____ Information supplied
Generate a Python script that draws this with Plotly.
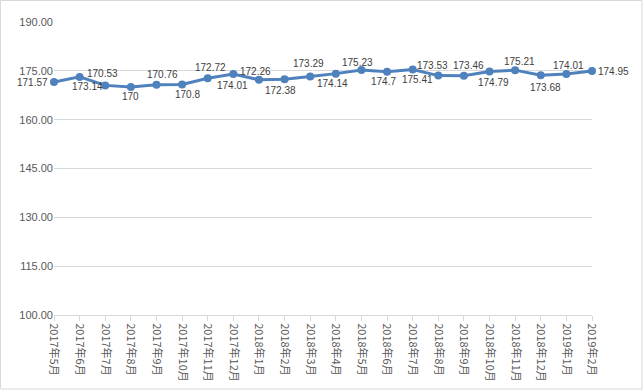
import plotly.graph_objects as go

months = ["2017年5月", "2017年6月", "2017年7月", "2017年8月", "2017年9月", "2017年10月",
          "2017年11月", "2017年12月", "2018年1月", "2018年2月", "2018年3月", "2018年4月",
          "2018年5月", "2018年6月", "2018年7月", "2018年8月", "2018年9月", "2018年10月",
          "2018年11月", "2018年12月", "2019年1月", "2019年2月"]
values = [171.57, 173.14, 170.53, 170, 170.76, 170.8, 172.72, 174.01, 172.26, 172.38,
          173.29, 174.14, 175.23, 174.7, 175.41, 173.53, 173.46, 174.79, 175.21, 173.68,
          174.01, 174.95]
y_ticks = [100, 115, 130, 145, 160, 175, 190]

# label placement offsets in pixels (dx, dy up), layout only
label_offsets = [(-4, 0), (8, -10), (-3, 12), (0, -9), (6, 10), (5, -10), (3, 11),
                 (-1, -11), (-3, 8), (-4, -11), (-2, 13), (-3, -10), (-4, 8), (-4, -10),
                 (5, -10), (-6, 10), (5, 10), (4, -11), (4, 9), (5, -12), (2, 9), (4, 0)]

xs = list(range(len(months)))
fig = go.Figure(go.Scatter(
    x=xs, y=values, mode="lines+markers",
    line=dict(color="#4F81BD", width=3),
    marker=dict(color="#4F81BD", size=8),
    cliponaxis=False, showlegend=False,
))

annotations = []
for i, (x, v) in enumerate(zip(xs, values)):
    dx, dy = label_offsets[i]
    anchor = "center"
    if i == 0:
        anchor = "right"
    elif i == len(xs) - 1:
        anchor = "left"
    annotations.append(dict(
        x=x, y=v, xref="x", yref="y", text=f"{v:g}", showarrow=False,
        xanchor=anchor, yanchor="middle", xshift=dx, yshift=dy,
        font=dict(size=10, color="#404040", family="Liberation Sans, Noto Sans CJK SC"),
    ))

fig.update_layout(
    width=643, height=390,
    margin=dict(l=54, r=51, t=22, b=75),
    paper_bgcolor="white", plot_bgcolor="white",
    font=dict(family="Liberation Sans, Noto Sans CJK SC", color="#595959", size=11),
    annotations=annotations,
    xaxis=dict(
        tickmode="array", tickvals=xs, ticktext=months,
        tickangle=90, range=[0, len(months) - 1], automargin=False,
        showgrid=False, showline=True, linecolor="#D9D9D9", linewidth=1,
        ticks="outside", ticklen=5, tickcolor="#D9D9D9",
        tickfont=dict(size=11, color="#595959", family="Noto Sans CJK SC"),
        zeroline=False,
    ),
    yaxis=dict(
        range=[100, 190], tickvals=y_ticks, tickformat=".2f", automargin=False,
        showgrid=True, gridcolor="#D9D9D9", gridwidth=1,
        showline=False, zeroline=False, ticks="",
        tickfont=dict(size=11, color="#595959"),
    ),
    shapes=[dict(type="rect", xref="paper", yref="paper",
                 x0=-53.5/538, x1=1 + 50/538, y0=-74/293, y1=1 + 21.5/293,
                 line=dict(color="#D9D9D9", width=1))],
)

fig.write_html("out.html", config={"displayModeBar": False},
               post_script="document.body.style.margin='0';document.body.style.overflow='hidden';")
________
Directions —
Copy out the whole listing exactly, and don't carry over any pictures.

Solution to this exercise —
Generate a Python script that draws this with Plotly.
import plotly.graph_objects as go

months = ["2017年5月", "2017年6月", "2017年7月", "2017年8月", "2017年9月", "2017年10月",
          "2017年11月", "2017年12月", "2018年1月", "2018年2月", "2018年3月", "2018年4月",
          "2018年5月", "2018年6月", "2018年7月", "2018年8月", "2018年9月", "2018年10月",
          "2018年11月", "2018年12月", "2019年1月", "2019年2月"]
values = [171.57, 173.14, 170.53, 170, 170.76, 170.8, 172.72, 174.01, 172.26, 172.38,
          173.29, 174.14, 175.23, 174.7, 175.41, 173.53, 173.46, 174.79, 175.21, 173.68,
          174.01, 174.95]
y_ticks = [100, 115, 130, 145, 160, 175, 190]

# label placement offsets in pixels (dx, dy up), layout only
label_offsets = [(-4, 0), (8, -10), (-3, 12), (0, -9), (6, 10), (5, -10), (3, 11),
                 (-1, -11), (-3, 8), (-4, -11), (-2, 13), (-3, -10), (-4, 8), (-4, -10),
                 (5, -10), (-6, 10), (5, 10), (4, -11), (4, 9), (5, -12), (2, 9), (4, 0)]

xs = list(range(len(months)))
fig = go.Figure(go.Scatter(
    x=xs, y=values, mode="lines+markers",
    line=dict(color="#4F81BD", width=3),
    marker=dict(color="#4F81BD", size=8),
    cliponaxis=False, showlegend=False,
))

annotations = []
for i, (x, v) in enumerate(zip(xs, values)):
    dx, dy = label_offsets[i]
    anchor = "center"
    if i == 0:
        anchor = "right"
    elif i == len(xs) - 1:
        anchor = "left"
    annotations.append(dict(
        x=x, y=v, xref="x", yref="y", text=f"{v:g}", showarrow=False,
        xanchor=anchor, yanchor="middle", xshift=dx, yshift=dy,
        font=dict(size=10, color="#404040", family="Liberation Sans, Noto Sans CJK SC"),
    ))

fig.update_layout(
    width=643, height=390,
    margin=dict(l=54, r=51, t=22, b=75),
    paper_bgcolor="white", plot_bgcolor="white",
    font=dict(family="Liberation Sans, Noto Sans CJK SC", color="#595959", size=11),
    annotations=annotations,
    xaxis=dict(
        tickmode="array", tickvals=xs, ticktext=months,
        tickangle=90, range=[0, len(months) - 1], automargin=False,
        showgrid=False, showline=True, linecolor="#D9D9D9", linewidth=1,
        ticks="outside", ticklen=5, tickcolor="#D9D9D9",
        tickfont=dict(size=11, color="#595959", family="Noto Sans CJK SC"),
        zeroline=False,
    ),
    yaxis=dict(
        range=[100, 190], tickvals=y_ticks, tickformat=".2f", automargin=False,
        showgrid=True, gridcolor="#D9D9D9", gridwidth=1,
        showline=False, zeroline=False, ticks="",
        tickfont=dict(size=11, color="#595959"),
    ),
    shapes=[dict(type="rect", xref="paper", yref="paper",
                 x0=-53.5/538, x1=1 + 50/538, y0=-74/293, y1=1 + 21.5/293,
                 line=dict(color="#D9D9D9", width=1))],
)

fig.write_html("out.html", config={"displayModeBar": False},
               post_script="document.body.style.margin='0';document.body.style.overflow='hidden';")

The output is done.